### Collected data
++++++
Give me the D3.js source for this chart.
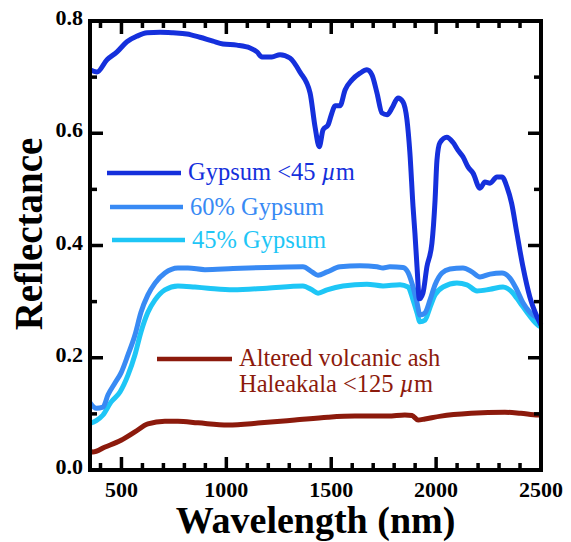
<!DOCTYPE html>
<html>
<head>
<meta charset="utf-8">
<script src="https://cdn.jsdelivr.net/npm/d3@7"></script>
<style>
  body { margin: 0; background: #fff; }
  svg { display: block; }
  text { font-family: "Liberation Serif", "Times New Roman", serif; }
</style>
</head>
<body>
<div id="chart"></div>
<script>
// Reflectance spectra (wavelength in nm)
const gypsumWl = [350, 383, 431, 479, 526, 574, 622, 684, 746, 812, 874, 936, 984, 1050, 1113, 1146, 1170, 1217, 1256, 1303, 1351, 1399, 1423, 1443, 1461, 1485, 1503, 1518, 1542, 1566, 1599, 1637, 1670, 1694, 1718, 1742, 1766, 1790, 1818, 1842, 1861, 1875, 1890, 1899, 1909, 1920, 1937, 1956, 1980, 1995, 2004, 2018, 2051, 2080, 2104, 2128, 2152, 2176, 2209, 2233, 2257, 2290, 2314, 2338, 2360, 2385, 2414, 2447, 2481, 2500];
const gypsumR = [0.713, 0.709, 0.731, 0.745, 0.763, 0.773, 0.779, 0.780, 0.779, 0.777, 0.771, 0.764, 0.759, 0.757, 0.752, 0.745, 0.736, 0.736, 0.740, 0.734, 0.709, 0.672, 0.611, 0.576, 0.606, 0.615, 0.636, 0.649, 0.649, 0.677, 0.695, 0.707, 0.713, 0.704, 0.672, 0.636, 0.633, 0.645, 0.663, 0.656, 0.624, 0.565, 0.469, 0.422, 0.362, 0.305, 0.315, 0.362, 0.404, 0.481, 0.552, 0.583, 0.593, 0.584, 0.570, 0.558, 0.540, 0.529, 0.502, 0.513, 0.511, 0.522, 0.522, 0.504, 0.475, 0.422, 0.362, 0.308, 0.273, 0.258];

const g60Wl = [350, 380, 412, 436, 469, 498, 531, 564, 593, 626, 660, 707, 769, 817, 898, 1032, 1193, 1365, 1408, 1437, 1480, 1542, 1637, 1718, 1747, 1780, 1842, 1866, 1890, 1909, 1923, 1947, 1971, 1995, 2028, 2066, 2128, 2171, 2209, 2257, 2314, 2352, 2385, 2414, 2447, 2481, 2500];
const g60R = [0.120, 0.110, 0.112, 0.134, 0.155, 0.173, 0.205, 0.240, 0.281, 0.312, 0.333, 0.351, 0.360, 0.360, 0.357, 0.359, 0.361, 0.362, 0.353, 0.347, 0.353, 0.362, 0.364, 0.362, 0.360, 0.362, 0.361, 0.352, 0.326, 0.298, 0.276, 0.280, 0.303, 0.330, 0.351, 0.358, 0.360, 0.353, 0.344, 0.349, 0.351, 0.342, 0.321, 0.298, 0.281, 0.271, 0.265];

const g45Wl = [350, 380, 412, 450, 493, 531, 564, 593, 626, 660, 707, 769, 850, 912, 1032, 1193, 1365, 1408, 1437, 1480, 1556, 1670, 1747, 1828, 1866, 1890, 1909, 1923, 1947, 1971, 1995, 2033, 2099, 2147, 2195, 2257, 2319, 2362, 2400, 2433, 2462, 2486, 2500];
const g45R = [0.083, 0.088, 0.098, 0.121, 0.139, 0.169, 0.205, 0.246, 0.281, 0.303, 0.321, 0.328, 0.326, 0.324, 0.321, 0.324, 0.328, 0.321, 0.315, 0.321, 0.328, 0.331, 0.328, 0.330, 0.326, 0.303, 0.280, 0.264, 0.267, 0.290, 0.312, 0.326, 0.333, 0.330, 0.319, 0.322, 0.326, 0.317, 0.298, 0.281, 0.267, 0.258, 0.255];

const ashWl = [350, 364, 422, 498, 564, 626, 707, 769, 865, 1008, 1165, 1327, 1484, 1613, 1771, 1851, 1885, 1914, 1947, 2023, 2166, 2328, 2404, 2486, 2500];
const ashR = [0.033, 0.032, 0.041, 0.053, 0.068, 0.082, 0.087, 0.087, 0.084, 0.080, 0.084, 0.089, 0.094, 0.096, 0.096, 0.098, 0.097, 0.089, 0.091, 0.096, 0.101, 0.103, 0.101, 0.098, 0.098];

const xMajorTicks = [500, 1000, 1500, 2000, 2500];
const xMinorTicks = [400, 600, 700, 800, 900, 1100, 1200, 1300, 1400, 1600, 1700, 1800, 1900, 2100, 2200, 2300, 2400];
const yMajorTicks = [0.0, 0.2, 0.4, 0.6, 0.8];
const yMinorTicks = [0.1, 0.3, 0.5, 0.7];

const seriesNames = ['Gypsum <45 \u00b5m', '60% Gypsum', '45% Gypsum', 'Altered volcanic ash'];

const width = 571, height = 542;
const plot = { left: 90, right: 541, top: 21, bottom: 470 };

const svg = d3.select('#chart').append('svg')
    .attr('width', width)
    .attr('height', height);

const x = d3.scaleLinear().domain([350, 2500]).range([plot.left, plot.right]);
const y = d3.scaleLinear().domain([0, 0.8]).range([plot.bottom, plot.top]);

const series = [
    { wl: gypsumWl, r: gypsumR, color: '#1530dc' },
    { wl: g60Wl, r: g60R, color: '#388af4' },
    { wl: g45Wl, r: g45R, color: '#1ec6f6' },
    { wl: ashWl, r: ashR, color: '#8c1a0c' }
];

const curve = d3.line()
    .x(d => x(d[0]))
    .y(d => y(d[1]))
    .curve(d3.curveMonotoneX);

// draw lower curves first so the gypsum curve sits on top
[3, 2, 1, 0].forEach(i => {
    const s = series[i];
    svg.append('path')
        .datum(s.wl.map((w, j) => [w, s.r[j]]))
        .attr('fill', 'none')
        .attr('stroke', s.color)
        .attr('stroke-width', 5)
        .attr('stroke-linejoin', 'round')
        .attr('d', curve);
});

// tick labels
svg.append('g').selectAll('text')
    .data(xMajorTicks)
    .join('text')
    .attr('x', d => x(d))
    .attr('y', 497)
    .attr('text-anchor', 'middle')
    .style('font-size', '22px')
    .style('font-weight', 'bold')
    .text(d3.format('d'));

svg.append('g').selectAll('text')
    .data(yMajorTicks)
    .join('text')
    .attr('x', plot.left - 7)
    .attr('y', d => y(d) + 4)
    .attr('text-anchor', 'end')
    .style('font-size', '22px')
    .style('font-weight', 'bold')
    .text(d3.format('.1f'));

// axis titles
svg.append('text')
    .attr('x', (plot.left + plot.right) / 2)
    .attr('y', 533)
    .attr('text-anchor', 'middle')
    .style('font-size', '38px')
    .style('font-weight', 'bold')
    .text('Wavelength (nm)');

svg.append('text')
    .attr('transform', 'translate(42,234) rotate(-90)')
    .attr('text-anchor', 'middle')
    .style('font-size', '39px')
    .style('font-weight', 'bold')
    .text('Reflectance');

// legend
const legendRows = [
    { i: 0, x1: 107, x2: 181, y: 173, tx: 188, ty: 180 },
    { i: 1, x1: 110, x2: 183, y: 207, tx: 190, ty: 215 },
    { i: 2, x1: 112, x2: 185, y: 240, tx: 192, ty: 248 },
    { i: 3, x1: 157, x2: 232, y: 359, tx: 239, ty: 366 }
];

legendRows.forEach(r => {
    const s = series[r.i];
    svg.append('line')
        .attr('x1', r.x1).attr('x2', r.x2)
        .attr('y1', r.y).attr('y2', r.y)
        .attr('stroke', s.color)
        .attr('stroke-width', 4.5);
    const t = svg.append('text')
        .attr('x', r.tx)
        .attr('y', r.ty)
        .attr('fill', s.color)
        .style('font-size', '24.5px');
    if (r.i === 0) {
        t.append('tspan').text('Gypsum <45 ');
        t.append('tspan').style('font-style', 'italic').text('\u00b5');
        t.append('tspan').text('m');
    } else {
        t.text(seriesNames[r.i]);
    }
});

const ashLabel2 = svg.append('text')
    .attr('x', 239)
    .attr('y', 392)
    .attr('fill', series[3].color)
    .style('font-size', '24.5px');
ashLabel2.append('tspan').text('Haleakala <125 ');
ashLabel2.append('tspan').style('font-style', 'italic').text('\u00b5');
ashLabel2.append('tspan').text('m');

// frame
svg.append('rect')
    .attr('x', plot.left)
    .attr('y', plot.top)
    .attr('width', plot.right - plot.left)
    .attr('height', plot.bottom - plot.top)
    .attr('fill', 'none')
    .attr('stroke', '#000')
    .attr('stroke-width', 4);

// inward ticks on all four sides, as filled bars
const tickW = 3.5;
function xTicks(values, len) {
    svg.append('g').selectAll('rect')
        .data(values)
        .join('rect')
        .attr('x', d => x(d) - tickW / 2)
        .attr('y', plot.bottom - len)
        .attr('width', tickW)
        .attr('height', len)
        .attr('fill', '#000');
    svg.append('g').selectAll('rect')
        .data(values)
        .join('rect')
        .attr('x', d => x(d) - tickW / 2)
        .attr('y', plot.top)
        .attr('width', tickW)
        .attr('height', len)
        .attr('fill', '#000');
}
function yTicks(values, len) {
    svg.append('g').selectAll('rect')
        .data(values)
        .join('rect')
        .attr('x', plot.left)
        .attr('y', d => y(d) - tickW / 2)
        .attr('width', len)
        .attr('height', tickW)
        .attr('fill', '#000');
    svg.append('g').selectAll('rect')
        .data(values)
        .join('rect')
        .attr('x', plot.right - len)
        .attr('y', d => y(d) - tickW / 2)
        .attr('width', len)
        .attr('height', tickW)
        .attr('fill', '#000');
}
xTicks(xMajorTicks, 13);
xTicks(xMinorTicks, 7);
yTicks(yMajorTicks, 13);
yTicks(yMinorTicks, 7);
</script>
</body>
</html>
++++++
### Task details
Identify the lines above with the word "chart". Copy them.

### Finished task
Give me the D3.js source for this chart.
<div id="chart"></div>
const svg = d3.select('#chart').append('svg')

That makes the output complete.